Quote word for word the lines below, beginning with the first and ending with the one that has "XAxis, YAxis, ReferenceLine". Drop the pictures.

Source material:
.....

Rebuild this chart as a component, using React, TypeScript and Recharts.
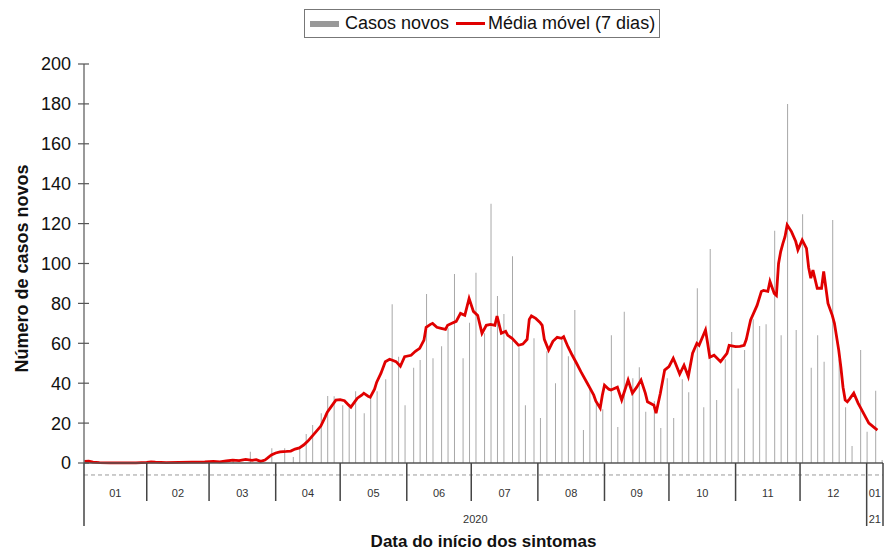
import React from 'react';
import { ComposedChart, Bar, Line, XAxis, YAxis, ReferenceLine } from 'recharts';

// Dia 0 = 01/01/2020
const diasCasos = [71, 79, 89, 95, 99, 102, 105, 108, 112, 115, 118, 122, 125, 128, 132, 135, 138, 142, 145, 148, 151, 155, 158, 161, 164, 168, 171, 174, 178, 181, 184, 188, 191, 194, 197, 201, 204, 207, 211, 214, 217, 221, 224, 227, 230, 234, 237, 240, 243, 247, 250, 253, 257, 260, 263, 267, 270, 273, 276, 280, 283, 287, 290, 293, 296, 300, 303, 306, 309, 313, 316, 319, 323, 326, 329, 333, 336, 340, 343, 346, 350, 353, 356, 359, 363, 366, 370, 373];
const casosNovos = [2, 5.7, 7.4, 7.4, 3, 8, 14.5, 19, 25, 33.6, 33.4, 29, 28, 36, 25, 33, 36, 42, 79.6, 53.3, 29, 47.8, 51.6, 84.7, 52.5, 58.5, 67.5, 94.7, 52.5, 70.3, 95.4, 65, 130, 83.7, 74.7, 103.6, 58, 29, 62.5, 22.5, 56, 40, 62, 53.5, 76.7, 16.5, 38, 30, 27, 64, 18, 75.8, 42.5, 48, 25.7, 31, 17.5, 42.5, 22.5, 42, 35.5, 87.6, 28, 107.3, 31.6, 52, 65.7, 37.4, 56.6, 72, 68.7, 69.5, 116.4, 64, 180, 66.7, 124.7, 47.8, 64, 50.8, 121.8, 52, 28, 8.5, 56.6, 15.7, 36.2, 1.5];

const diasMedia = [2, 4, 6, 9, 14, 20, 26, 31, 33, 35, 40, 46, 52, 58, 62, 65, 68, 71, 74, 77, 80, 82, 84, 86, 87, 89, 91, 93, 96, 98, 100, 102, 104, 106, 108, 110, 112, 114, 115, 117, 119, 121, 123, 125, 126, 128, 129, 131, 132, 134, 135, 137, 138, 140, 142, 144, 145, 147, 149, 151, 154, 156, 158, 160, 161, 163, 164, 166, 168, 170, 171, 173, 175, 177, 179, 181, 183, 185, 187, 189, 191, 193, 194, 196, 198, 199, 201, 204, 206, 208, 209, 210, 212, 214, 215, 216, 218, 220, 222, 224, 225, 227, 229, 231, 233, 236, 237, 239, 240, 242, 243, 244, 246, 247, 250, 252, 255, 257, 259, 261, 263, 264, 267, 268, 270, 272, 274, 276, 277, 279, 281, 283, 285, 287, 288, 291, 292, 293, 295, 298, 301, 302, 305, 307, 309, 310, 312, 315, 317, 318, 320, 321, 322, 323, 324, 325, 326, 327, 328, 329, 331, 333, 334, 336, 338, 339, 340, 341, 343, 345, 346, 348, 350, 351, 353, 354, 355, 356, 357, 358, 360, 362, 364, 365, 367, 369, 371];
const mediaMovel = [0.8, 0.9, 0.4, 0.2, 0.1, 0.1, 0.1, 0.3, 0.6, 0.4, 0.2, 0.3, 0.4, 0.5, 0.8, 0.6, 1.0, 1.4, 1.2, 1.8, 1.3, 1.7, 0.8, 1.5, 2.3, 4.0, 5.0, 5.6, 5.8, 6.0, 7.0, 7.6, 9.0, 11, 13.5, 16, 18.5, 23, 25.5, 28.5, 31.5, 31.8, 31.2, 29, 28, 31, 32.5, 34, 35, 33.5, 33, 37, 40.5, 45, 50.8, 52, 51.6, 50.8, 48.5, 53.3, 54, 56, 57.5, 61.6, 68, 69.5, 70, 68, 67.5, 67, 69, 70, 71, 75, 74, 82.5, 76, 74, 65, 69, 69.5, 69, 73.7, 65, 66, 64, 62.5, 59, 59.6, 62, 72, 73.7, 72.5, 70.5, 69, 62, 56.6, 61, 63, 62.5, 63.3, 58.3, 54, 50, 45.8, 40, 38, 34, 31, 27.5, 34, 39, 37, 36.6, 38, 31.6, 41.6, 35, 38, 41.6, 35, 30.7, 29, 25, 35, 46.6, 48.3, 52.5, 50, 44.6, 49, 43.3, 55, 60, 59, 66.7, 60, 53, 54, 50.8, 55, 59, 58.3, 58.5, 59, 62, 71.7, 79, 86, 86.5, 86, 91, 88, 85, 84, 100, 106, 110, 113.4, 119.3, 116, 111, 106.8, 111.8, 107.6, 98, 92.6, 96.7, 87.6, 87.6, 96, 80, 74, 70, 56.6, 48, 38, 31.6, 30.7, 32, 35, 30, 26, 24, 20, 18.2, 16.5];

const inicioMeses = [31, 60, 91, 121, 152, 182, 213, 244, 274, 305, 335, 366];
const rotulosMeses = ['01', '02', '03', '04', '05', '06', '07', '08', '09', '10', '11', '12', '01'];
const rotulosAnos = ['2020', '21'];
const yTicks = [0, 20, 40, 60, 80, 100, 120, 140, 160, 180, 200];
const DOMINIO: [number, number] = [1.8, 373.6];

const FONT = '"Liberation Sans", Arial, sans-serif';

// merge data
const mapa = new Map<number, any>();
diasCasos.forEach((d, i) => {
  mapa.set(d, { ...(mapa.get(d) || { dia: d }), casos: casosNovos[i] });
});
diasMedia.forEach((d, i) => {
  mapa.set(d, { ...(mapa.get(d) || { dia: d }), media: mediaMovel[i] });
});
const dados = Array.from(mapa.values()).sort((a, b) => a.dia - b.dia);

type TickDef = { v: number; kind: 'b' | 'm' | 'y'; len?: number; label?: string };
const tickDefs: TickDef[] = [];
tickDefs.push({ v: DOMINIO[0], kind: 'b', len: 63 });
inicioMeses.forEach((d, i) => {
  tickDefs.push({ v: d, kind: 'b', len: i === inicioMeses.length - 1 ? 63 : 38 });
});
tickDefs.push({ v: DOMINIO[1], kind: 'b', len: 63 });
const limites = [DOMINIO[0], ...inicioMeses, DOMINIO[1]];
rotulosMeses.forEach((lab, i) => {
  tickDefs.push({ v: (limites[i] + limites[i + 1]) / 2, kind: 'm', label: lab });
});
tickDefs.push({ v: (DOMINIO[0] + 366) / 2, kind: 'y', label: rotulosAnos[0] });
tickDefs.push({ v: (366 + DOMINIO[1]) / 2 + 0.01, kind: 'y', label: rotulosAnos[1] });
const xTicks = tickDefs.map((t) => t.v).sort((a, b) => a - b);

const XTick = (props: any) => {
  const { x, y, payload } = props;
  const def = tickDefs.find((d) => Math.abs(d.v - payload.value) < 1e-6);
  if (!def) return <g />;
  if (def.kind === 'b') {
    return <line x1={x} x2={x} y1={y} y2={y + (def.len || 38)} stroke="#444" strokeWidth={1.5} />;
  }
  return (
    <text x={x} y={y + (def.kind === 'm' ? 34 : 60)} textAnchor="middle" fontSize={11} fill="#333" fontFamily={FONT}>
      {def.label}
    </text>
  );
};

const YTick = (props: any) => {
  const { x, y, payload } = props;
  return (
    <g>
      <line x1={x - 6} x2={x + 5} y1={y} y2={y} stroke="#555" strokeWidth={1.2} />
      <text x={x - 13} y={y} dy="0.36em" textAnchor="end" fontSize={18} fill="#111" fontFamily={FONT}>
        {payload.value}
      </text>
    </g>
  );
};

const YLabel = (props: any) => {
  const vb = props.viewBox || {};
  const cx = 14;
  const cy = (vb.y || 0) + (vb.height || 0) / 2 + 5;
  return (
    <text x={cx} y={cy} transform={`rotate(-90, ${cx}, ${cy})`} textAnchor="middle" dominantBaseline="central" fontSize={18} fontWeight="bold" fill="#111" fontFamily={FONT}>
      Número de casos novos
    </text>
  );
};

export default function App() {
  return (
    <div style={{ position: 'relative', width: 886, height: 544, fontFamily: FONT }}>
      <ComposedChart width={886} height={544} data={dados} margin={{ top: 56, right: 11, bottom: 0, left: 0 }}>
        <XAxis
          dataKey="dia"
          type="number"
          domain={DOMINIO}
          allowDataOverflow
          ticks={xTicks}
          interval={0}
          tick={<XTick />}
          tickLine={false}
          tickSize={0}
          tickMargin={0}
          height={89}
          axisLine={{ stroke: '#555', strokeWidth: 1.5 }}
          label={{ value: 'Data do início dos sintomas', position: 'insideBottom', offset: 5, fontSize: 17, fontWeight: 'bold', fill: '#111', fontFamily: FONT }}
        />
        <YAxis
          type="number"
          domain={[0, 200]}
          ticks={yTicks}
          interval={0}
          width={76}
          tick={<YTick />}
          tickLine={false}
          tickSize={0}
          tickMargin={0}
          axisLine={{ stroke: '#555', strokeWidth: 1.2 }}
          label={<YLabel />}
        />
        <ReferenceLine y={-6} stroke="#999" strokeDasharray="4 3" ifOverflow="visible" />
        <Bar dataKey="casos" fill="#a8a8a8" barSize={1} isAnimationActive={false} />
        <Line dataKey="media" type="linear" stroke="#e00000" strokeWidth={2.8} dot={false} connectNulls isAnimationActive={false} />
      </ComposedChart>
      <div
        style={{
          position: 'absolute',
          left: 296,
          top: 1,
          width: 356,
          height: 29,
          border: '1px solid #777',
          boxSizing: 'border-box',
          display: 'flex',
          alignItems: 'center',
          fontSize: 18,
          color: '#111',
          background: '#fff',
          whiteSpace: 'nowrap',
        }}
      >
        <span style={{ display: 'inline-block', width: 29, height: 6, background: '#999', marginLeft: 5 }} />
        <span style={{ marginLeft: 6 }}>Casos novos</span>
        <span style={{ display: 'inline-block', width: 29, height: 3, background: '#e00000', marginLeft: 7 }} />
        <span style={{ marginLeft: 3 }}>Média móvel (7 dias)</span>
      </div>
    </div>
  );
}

.....

The completed task:
Rebuild this chart as a component, using React, TypeScript and Recharts.
import React from 'react';
import { ComposedChart, Bar, Line, XAxis, YAxis, ReferenceLine } from 'recharts';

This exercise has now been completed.